** begin **

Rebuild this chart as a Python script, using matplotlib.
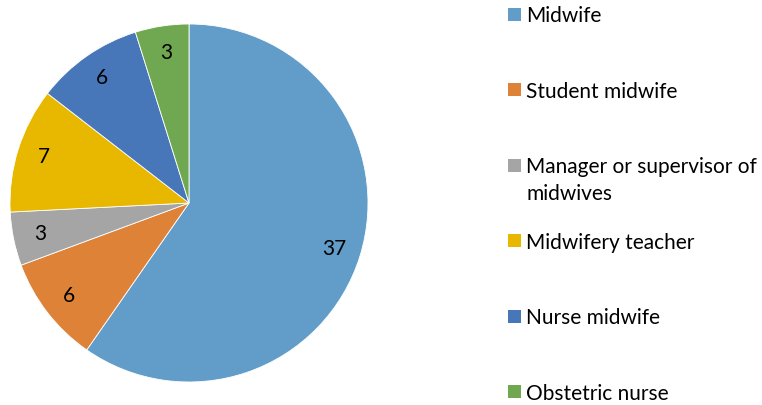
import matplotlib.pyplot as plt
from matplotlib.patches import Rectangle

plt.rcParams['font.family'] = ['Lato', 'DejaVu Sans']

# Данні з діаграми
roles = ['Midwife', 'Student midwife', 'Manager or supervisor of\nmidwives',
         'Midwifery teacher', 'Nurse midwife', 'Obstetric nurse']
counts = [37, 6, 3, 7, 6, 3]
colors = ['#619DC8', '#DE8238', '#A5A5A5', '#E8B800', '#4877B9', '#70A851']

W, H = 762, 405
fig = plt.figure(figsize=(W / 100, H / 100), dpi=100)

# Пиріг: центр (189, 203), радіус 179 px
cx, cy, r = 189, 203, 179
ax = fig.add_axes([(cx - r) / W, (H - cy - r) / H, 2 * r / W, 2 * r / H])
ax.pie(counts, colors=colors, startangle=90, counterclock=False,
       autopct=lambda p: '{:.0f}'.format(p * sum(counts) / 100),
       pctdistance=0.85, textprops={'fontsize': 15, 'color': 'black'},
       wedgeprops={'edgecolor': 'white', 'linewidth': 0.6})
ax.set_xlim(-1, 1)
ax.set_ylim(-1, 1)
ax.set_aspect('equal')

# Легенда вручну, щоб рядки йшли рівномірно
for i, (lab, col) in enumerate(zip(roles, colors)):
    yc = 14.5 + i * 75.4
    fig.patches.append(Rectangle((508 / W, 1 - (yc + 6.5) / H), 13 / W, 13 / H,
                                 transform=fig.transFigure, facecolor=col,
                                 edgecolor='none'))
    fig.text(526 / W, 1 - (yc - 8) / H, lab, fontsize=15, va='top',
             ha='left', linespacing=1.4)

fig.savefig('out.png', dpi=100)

** end **

Everything from the first line to the line with "ax.set_aspect('equal')" must be repeated exactly, and nothing else. Leave the pictures out.

Rebuild this chart as a Python script, using matplotlib.
import matplotlib.pyplot as plt
from matplotlib.patches import Rectangle

plt.rcParams['font.family'] = ['Lato', 'DejaVu Sans']

# Данні з діаграми
roles = ['Midwife', 'Student midwife', 'Manager or supervisor of\nmidwives',
         'Midwifery teacher', 'Nurse midwife', 'Obstetric nurse']
counts = [37, 6, 3, 7, 6, 3]
colors = ['#619DC8', '#DE8238', '#A5A5A5', '#E8B800', '#4877B9', '#70A851']

W, H = 762, 405
fig = plt.figure(figsize=(W / 100, H / 100), dpi=100)

# Пиріг: центр (189, 203), радіус 179 px
cx, cy, r = 189, 203, 179
ax = fig.add_axes([(cx - r) / W, (H - cy - r) / H, 2 * r / W, 2 * r / H])
ax.pie(counts, colors=colors, startangle=90, counterclock=False,
       autopct=lambda p: '{:.0f}'.format(p * sum(counts) / 100),
       pctdistance=0.85, textprops={'fontsize': 15, 'color': 'black'},
       wedgeprops={'edgecolor': 'white', 'linewidth': 0.6})
ax.set_xlim(-1, 1)
ax.set_ylim(-1, 1)
ax.set_aspect('equal')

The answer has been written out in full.